Eles não querem ...
15 Apr 2013 Edição Público Porto
Um bom ponto de partida para o país
é a cidade de Caminha. Por ser na foz do rio Minho, na raia galega e no extremo
norte da costa atlântica, pode ser assim considerada em sentido geográfico, mas
os partidos da esquerda local — PS, BE e PCP — devem ter achado que a
peculiaridade poderia ser também política. Vai daí, decidiram fazer a mais rara
das experiências: falar. O que aconteceu é instrutivo para todo o país.
A partir da segunda reunião, o PCP
local foi proibido de participar, “não por discordar localmente do que se
estava a construir, mas por a orientação nacional do partido excluir qualquer
solução deste tipo”, segundo disseram depois os dirigentes locais bloquistas.
Passe o trocadilho, os caminhenses dos outros dois partidos continuaram o
caminho. Encontraram uma plataforma comum, puseram-na à votação dos seus
camaradas locais, e aprovaram-na em ambos os partidos.
Vai daí, escreveram às
direções nacionais, anunciando a boa notícia: havia bases para uma candidatura
em coligação à câmara municipal, que é detida há doze anos pelo PSD. Tudo
certo? Tudo errado. A direção nacional do Bloco rejeitou a possibilidade e,
quando viu contestado o seu pretexto fundado na moção da última convenção,
levou a Mesa Nacional a fazer o mesmo. Os bloquistas de Caminha, que ficaram
desenganados do respeito que os dirigentes nacionais têm pela democracia
interna ou local, responderam que “a realidade local tinha de ser percebida
[pela nacional] e não podia ser deitada abaixo por mero taticismo eleitoral”. E
tinham razão.
Por que é importante
esta história?
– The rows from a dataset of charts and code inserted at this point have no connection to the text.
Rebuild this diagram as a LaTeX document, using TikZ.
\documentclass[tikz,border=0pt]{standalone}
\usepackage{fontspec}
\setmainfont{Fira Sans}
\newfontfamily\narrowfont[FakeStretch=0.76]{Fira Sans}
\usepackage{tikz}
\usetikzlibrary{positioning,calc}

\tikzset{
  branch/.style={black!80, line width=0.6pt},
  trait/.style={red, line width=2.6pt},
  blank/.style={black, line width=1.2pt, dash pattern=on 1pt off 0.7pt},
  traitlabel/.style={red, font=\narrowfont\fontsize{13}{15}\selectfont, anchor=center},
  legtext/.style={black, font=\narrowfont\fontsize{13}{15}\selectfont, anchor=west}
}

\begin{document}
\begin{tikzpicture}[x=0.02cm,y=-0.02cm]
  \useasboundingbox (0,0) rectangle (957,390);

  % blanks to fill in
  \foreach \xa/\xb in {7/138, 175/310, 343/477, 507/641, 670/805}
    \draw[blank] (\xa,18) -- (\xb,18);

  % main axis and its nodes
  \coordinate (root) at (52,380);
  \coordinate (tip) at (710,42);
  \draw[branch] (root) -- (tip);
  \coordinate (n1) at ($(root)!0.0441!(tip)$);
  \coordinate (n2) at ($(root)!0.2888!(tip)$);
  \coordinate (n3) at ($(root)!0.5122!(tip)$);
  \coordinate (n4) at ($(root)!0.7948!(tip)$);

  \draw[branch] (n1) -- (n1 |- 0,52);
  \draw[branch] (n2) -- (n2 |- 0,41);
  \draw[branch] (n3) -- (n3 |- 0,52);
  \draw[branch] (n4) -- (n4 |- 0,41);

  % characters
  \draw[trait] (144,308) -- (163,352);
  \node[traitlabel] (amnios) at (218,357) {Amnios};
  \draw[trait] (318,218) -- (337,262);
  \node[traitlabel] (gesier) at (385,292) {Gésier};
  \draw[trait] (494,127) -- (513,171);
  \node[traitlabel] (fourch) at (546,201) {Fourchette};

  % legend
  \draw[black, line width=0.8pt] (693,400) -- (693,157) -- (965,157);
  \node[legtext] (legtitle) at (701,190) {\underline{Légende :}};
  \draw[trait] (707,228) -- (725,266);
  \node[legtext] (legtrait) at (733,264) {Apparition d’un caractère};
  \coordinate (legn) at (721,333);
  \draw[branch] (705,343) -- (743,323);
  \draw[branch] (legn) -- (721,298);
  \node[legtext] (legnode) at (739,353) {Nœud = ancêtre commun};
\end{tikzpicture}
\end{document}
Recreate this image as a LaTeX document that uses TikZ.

Todos já ouvimos várias explicações para a impossibilidade de
entendimentos entre a esquerda portuguesa. Tratase, diz-se, de uma herança do
PREC. Um vestígio da Guerra Fria. Uma rivalidade entre reformistas e
revolucionários. Uma consequência das divisões no mundo sindical. Uma
divergência fundada em questões essenciais de política.
E Caminha prova: é
tudo mentira. Os partidos de esquerda em Portugal não se entendem por uma razão
muito simples: eles não querem. E “eles” são as direções nacionais. Não há mais
profundo do que isso. Aliás, nada é mais profundo do que não querer. E eles não
querem. Ponto.
Mais provas? Viajemos
até 1989. Nessa altura ainda havia Muro de Berlim. No entanto, PS e PCP
ganhavam coligados a Câmara de Lisboa. Anos depois, estavam nessa coligação o
PSR, a UDP, o MDP e Os Verdes. Todo o quem que era alguém na esquerda
portuguesa estava lá: Jorge Sampaio, António Costa , João Soares , Carlos
Carvalhas, Miguel Portas
(então no PCP), Francisco Louçã, Luís Fazenda e outros. E a Guerra Fria não estava
mais distante, nem o PREC.
Hoje, diz-se, há uma
grande diferença: o memorando da troika. Não, não há. Nenhum partido à esquerda
concorda hoje com este memorando. Todos defendem a renegociação. Todos defendem
a queda do Governo. Todos, nacionalmente, dizem querer um Governo de esquerda.
Mas NÃO querem. Nem em Caminha. Não lhes dá jeito. Não estão para aí virados. O
patriotismo deles é inferior ao taticismo, e isto tem consequências.
Na tragédia que
estamos a viver, o Governo é o perpetrador. O povo é a vítima. Mas as direções
dos partidos de esquerda são, com toda a demagogia hipócrita, os mirones
passivos do que está a acontecer. Acuso-os de terem renunciado aos ideais
transformadores da esquerda e de terem abandonado este país.